Wednesday, October 10, 2007

Review of Dark Familiar from 29.1

Aleda Shirley. Dark Familiar. Louisville, Kentucky: Sarabande, 2006. $13.95 paper (ISBN 1-932511-36-9) 88 pages.

Reviewed by Hannah Faith Notess

Dark Familiar is Aleda Shirley’s third full-length collection of poems, following Chinese Architecture in 1986 and Long Distance in 1996. The world of Dark Familiar is haunted, and not just by the usual ghosts. Haunted by the living, the absent, and the dead, in a landscape washed in the saturated colors of Mark Rothko’s paintings, the speaker of these poems vacillates between addressing the haunting figures and a more general reader, exploring all the ways a voice and a landscape can be haunted.

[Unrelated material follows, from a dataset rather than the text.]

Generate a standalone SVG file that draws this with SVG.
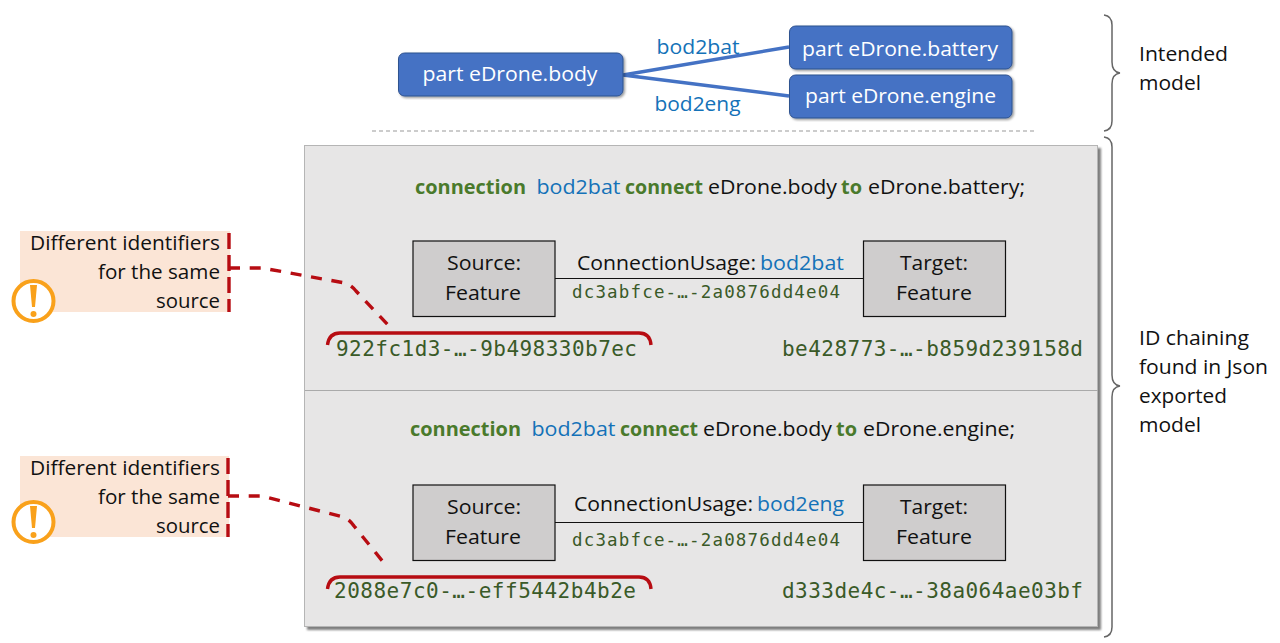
<svg xmlns="http://www.w3.org/2000/svg" width="1280" height="643" viewBox="0 0 1280 643">
<defs>
<style>
text{font-family:"Open Sans","Noto Sans","Liberation Sans",sans-serif;font-size:20px;fill:#111}
.w{fill:#fff}
.b{fill:#1472b8}
.g{fill:#4a7a2c;font-weight:700}
.m{font-family:"DejaVu Sans Mono","Liberation Mono",monospace;fill:#3a5a28}
.m1{font-size:17.5px}
.m2{font-size:21px}
.node{fill:#4472c4;stroke:#2f528f;stroke-width:1}
.f{fill:#cfcdcd;stroke:#111;stroke-width:1.2}
.e{fill:none;stroke:#4472c4;stroke-width:3.4}
.brace{fill:none;stroke:#666;stroke-width:1.5}
.r{fill:none;stroke:#b70c12;stroke-width:3.4}
.d{stroke-dasharray:11 9.7}
.v{stroke-dasharray:16 6}
.call{fill:#fbe5d6}
.warn{fill:#fff;stroke:#f9a11b;stroke-width:4}
.warnm{fill:#f9a11b}
.c{text-anchor:middle}
.e2{text-anchor:end}
</style>
<filter id="s" x="-5%" y="-5%" width="112%" height="112%"><feDropShadow dx="1.500" dy="1.500" stdDeviation="1.200" flood-color="#000" flood-opacity=".4"/></filter>
<filter id="p" x="-2%" y="-2%" width="104%" height="104%"><feDropShadow dx="3" dy="3" stdDeviation="1.300" flood-color="#000" flood-opacity=".5"/></filter>
</defs>
<g id="connectors">
<path class="e" d="M623 75L789 47M623 75L789 96"/>
<path d="M372 131H1035" fill="none" stroke="#999" stroke-width="1" stroke-dasharray="4 3"/>
</g>
<g id="node-body"><rect class="node" x="398.500" y="53" width="224.500" height="43" rx="6" filter="url(#s)"/><text class="w c" x="510" y="81" textLength="175" lengthAdjust="spacingAndGlyphs">part eDrone.body</text></g>
<g id="node-battery"><rect class="node" x="789.500" y="26" width="222.500" height="43" rx="6" filter="url(#s)"/><text class="w c" x="900" y="56" textLength="196" lengthAdjust="spacingAndGlyphs">part eDrone.battery</text></g>
<g id="node-engine"><rect class="node" x="789.500" y="75" width="222.500" height="43" rx="6" filter="url(#s)"/><text class="w c" x="900.500" y="103" textLength="191" lengthAdjust="spacingAndGlyphs">part eDrone.engine</text></g>
<text class="b" x="656.500" y="54" textLength="83" lengthAdjust="spacingAndGlyphs">bod2bat</text>
<text class="b" x="654.500" y="111" textLength="86" lengthAdjust="spacingAndGlyphs">bod2eng</text>
<g id="brace-top"><path class="brace" d="M1104 15Q1112 16 1112 25V62Q1112 72 1120 73Q1112 74 1112 84V121Q1112 130 1104 131"/><text x="1139" y="61" textLength="89" lengthAdjust="spacingAndGlyphs">Intended</text><text x="1139" y="90" textLength="62" lengthAdjust="spacingAndGlyphs">model</text></g>
<g id="brace-bottom"><path class="brace" d="M1104 137Q1112 138 1112 147V375Q1112 385 1120 386Q1112 387 1112 397V627Q1112 636 1104 637"/><text x="1139" y="345" textLength="110" lengthAdjust="spacingAndGlyphs">ID chaining</text><text x="1139" y="374" textLength="129" lengthAdjust="spacingAndGlyphs">found in Json</text><text x="1139" y="403" textLength="88" lengthAdjust="spacingAndGlyphs">exported</text><text x="1139" y="432" textLength="62" lengthAdjust="spacingAndGlyphs">model</text></g>
<g id="panel"><rect x="304.500" y="145.500" width="793" height="481" fill="#e7e6e6" stroke="#b5b5b5" stroke-width="1" filter="url(#p)"/><path d="M305 390.500H1098" stroke="#aaa" stroke-width="1"/></g>
<g id="section-1">
<text class="g" x="415" y="194" textLength="111" lengthAdjust="spacingAndGlyphs">connection</text><text class="b" x="536.500" y="194" textLength="84" lengthAdjust="spacingAndGlyphs">bod2bat</text><text class="g" x="625" y="194" textLength="78" lengthAdjust="spacingAndGlyphs">connect</text><text x="708" y="194" textLength="129" lengthAdjust="spacingAndGlyphs">eDrone.body</text><text class="g" x="841" y="194" textLength="21" lengthAdjust="spacingAndGlyphs">to</text><text x="868" y="194" textLength="157" lengthAdjust="spacingAndGlyphs">eDrone.battery;</text>
<path d="M555 278.500H863" stroke="#111" stroke-width="1"/>
<g id="source-1"><rect class="f" x="413" y="241" width="142" height="75.500"/><text class="c" x="484" y="270" textLength="74" lengthAdjust="spacingAndGlyphs">Source:</text><text class="c" x="483" y="300" textLength="76" lengthAdjust="spacingAndGlyphs">Feature</text></g>
<g id="target-1"><rect class="f" x="863.500" y="241" width="142" height="75.500"/><text class="c" x="934" y="270" textLength="68" lengthAdjust="spacingAndGlyphs">Target:</text><text class="c" x="934" y="300" textLength="76" lengthAdjust="spacingAndGlyphs">Feature</text></g>
<text x="577" y="270" textLength="179" lengthAdjust="spacingAndGlyphs">ConnectionUsage:</text><text class="b" x="760" y="270" textLength="84" lengthAdjust="spacingAndGlyphs">bod2bat</text>
<text class="m m1" x="572" y="298" textLength="268">dc3abfce-…-2a0876dd4e04</text>
<text class="m m2" x="336" y="356" textLength="301">922fc1d3-…-9b498330b7ec</text>
<text class="m m2" x="782" y="356" textLength="301">be428773-…-b859d239158d</text>
<path class="r" d="M327.500 345Q329 333 340 333H639Q650 333 651 345"/>
</g>
<g id="section-2">
<text class="g" x="410" y="436" textLength="111" lengthAdjust="spacingAndGlyphs">connection</text><text class="b" x="531.500" y="436" textLength="84" lengthAdjust="spacingAndGlyphs">bod2bat</text><text class="g" x="620" y="436" textLength="78" lengthAdjust="spacingAndGlyphs">connect</text><text x="703" y="436" textLength="129" lengthAdjust="spacingAndGlyphs">eDrone.body</text><text class="g" x="836" y="436" textLength="21" lengthAdjust="spacingAndGlyphs">to</text><text x="863" y="436" textLength="152" lengthAdjust="spacingAndGlyphs">eDrone.engine;</text>
<path d="M555 522.500H863" stroke="#111" stroke-width="1"/>
<g id="source-2"><rect class="f" x="413" y="485" width="142" height="75.500"/><text class="c" x="484" y="514" textLength="74" lengthAdjust="spacingAndGlyphs">Source:</text><text class="c" x="483" y="544" textLength="76" lengthAdjust="spacingAndGlyphs">Feature</text></g>
<g id="target-2"><rect class="f" x="863.500" y="485" width="142" height="75.500"/><text class="c" x="934" y="514" textLength="68" lengthAdjust="spacingAndGlyphs">Target:</text><text class="c" x="934" y="544" textLength="76" lengthAdjust="spacingAndGlyphs">Feature</text></g>
<text x="574" y="511" textLength="179" lengthAdjust="spacingAndGlyphs">ConnectionUsage:</text><text class="b" x="757" y="511" textLength="87" lengthAdjust="spacingAndGlyphs">bod2eng</text>
<text class="m m1" x="572" y="546" textLength="268">dc3abfce-…-2a0876dd4e04</text>
<text class="m m2" x="334" y="598" textLength="302">2088e7c0-…-eff5442b4b2e</text>
<text class="m m2" x="782" y="598" textLength="301">d333de4c-…-38a064ae03bf</text>
<path class="r" d="M327.500 589Q329 577 340 577H639Q650 577 651 589"/>
</g>
<g id="callout-1"><rect class="call" x="20" y="231" width="210" height="81"/><path class="r v" d="M229 233V312"/><path class="r d" d="M229 268H262L345 283Q351 285 356 291L390 327"/>
<text class="e2" x="220" y="250" textLength="190" lengthAdjust="spacingAndGlyphs">Different identifiers</text><text class="e2" x="220" y="279" textLength="122" lengthAdjust="spacingAndGlyphs">for the same</text><text class="e2" x="220" y="308" textLength="64" lengthAdjust="spacingAndGlyphs">source</text>
<circle class="warn" cx="33.500" cy="301" r="20"/><path class="warnm" d="M30 285H37L35 307H32Z"/><circle class="warnm" cx="33.500" cy="314" r="3"/></g>
<g id="callout-2"><rect class="call" x="20" y="456" width="209" height="81"/><path class="r v" d="M228 458V537"/><path class="r d" d="M228 496H262L343 517Q349 519 354 526L384 563"/>
<text class="e2" x="220" y="475" textLength="190" lengthAdjust="spacingAndGlyphs">Different identifiers</text><text class="e2" x="220" y="504" textLength="122" lengthAdjust="spacingAndGlyphs">for the same</text><text class="e2" x="220" y="533" textLength="64" lengthAdjust="spacingAndGlyphs">source</text>
<circle class="warn" cx="33.500" cy="522" r="20"/><path class="warnm" d="M30 506H37L35 528H32Z"/><circle class="warnm" cx="33.500" cy="535" r="3"/></g>
</svg>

Shirley takes her epigraph from Rothko: “Silence is too accurate.” Devoid of context, this statement could either mean “Silence is also accurate, along with speech” or “Silence is more accurate than speech.” Both meanings fit the poems here, which return repeatedly to silent moments—particularly unnatural silences: a busy casino floor seen through glass that mutes the sound, a mysteriously noiseless helicopter seen by an abducted child from her hotel window, or “silence, like a mirror / where the silver’s gone completely opaque.” Shirley’s poems speak into these silent moments to address the bigger silence of the dead, and the silence of God.

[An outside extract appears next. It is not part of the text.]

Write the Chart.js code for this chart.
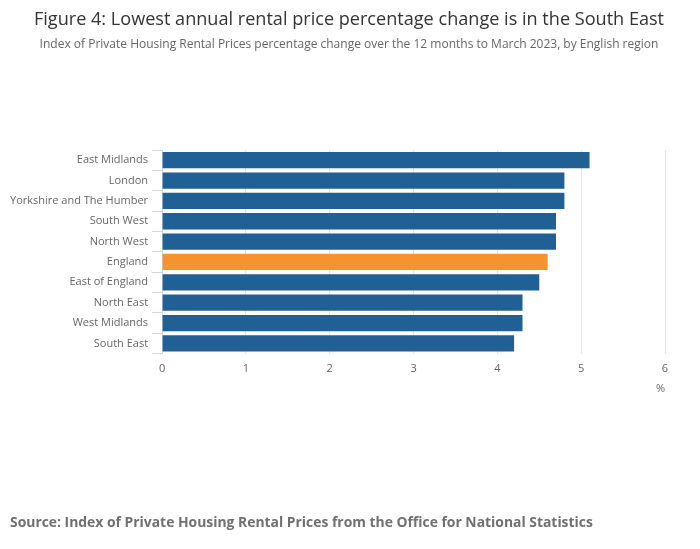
<!DOCTYPE html>
<html>
<head>
<meta charset="utf-8">
<script src="https://cdn.jsdelivr.net/npm/chart.js@4"></script>
<style>
  html, body { margin: 0; padding: 0; background: #fff; }
  #wrap { width: 700px; height: 549px; }
</style>
</head>
<body>
<div id="wrap"><canvas id="rentChart"></canvas></div>
<script>
// regions, sorted by annual change
const regions = ['East Midlands', 'London', 'Yorkshire and The Humber', 'South West', 'North West',
                 'England', 'East of England', 'North East', 'West Midlands', 'South East'];
const changePct = [5.1, 4.8, 4.8, 4.7, 4.7, 4.6, 4.5, 4.3, 4.3, 4.2];
const xTicks = [0, 1, 2, 3, 4, 5, 6];

const barColours = regions.map(r => r === 'England' ? '#f39431' : '#206095');

const titleText = 'Figure 4: Lowest annual rental price percentage change is in the South East';
const subtitleText = 'Index of Private Housing Rental Prices percentage change over the 12 months to March 2023, by English region';
const sourceText = 'Source: Index of Private Housing Rental Prices from the Office for National Statistics';

// header and source drawn straight on the canvas so they centre on the full width
const headerAndSource = {
  id: 'headerAndSource',
  afterDraw(chart) {
    const ctx = chart.ctx;
    const mid = chart.width / 2 - 1;
    ctx.save();
    ctx.textBaseline = 'alphabetic';
    ctx.textAlign = 'center';
    ctx.font = '18.1px "Open Sans"';
    ctx.fillStyle = '#333333';
    ctx.fillText(titleText, mid, 25);
    ctx.font = '12px "Open Sans"';
    ctx.fillStyle = '#666666';
    ctx.fillText(subtitleText, mid, 48);
    ctx.textAlign = 'left';
    ctx.font = 'bold 13.9px "Open Sans"';
    ctx.fillStyle = '#707070';
    ctx.fillText(sourceText, 10, 527);
    ctx.restore();
  }
};

Chart.defaults.font.family = '"Open Sans", sans-serif';
Chart.defaults.animation = false;

new Chart(document.getElementById('rentChart'), {
  type: 'bar',
  data: {
    labels: regions,
    datasets: [{
      label: 'Annual change (%)',
      data: changePct,
      backgroundColor: barColours,
      barPercentage: 0.8,
      categoryPercentage: 1.0
    }]
  },
  options: {
    indexAxis: 'y',
    responsive: true,
    maintainAspectRatio: false,
    layout: { padding: { left: 6, right: 35, top: 150, bottom: 154 } },
    plugins: {
      legend: { display: false },
      tooltip: { enabled: false }
    },
    scales: {
      x: {
        min: 0,
        max: 6,
        afterBuildTicks(scale) { scale.ticks = xTicks.map(v => ({ value: v })); },
        grid: { color: '#e6e6e6', drawTicks: false },
        border: { display: false },
        ticks: { color: '#666666', font: { size: 11 }, padding: 9 },
        title: {
          display: true,
          text: '%',
          align: 'end',
          color: '#666666',
          font: { size: 11 },
          padding: { top: -3, bottom: 0 }
        }
      },
      y: {
        grid: {
          offset: true,
          drawOnChartArea: false,
          drawTicks: true,
          tickLength: 10,
          color: '#ccd6eb'
        },
        border: { display: true, color: '#ccd6eb' },
        ticks: { color: '#666666', font: { size: 11 }, padding: 4 }
      }
    }
  },
  plugins: [headerAndSource]
});
</script>
</body>
</html>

What I find particularly interesting about Dark Familiar is the way that Shirley’s layering of cosmic significance over earthly landscapes invests those landscapes with significance and trivializes them at the same time. In the book’s first poem, “The Star’s Etruscan Argument,” a casino floor becomes a microcosm of the universe, and the speaker of the poem, watching from above, becomes a God-like figure:

How quickly
smoke swirling from a hundred cigarettes dissolves

above their heads: invisible systems at work, & God
not looking out for any of us from the inverted
domes in the ceiling that watch & record everything.

A few poems later, in “Phantom Pain,” the casino is refigured metaphorically as a gathering place for the dead:

…my dead
must have their own dead to find & so must disperse,
unable to remain in an assembly of my devising.
I wonder if they gather, seasonally, in a vast hall,
the air filtered into fake euphoria, like a casino’s,
a serried music of wealth urging them to wager more,
& on the great window a pale outline of bones.


The speaker’s ability to shift in and out of the land of the dead recalls other famous underworld visitors—Orpheus, Odysseus, Dante—only Shirley’s underworld is not a place to which the poet travels and returns. Rather, this underworld exists in and around the daylight world, haunting the speaker in the most banal of settings.

In addition to the epigraph from Rothko, many of the poems in the book bear titles from Rothko paintings, such as “Brown, Black on Maroon,” “Blue Over Orange,” and “Purple, White and Red.” Although these poems could be read as ekphrastic responses to Rothko’s work, only one of them, “Four Darks in Red” overtly references a painting: “Along the top of the canvas a band of anthracene / that is God or the absence of God / or someone’s ingenuous belief in him.” Like Rothko’s paintings, Shirley’s poems work with color emotionally, sometimes assigning a narrative to the colors, other times setting a scene infused with an emotional approach to the color. The ekphrastic poems feel haunted, too, by beauty and by its absence. Shirley’s fresh approach to color as emotion unifies the book’s voice, making it a compelling address to the Dark Familiar, the haunting presence found in everyday life.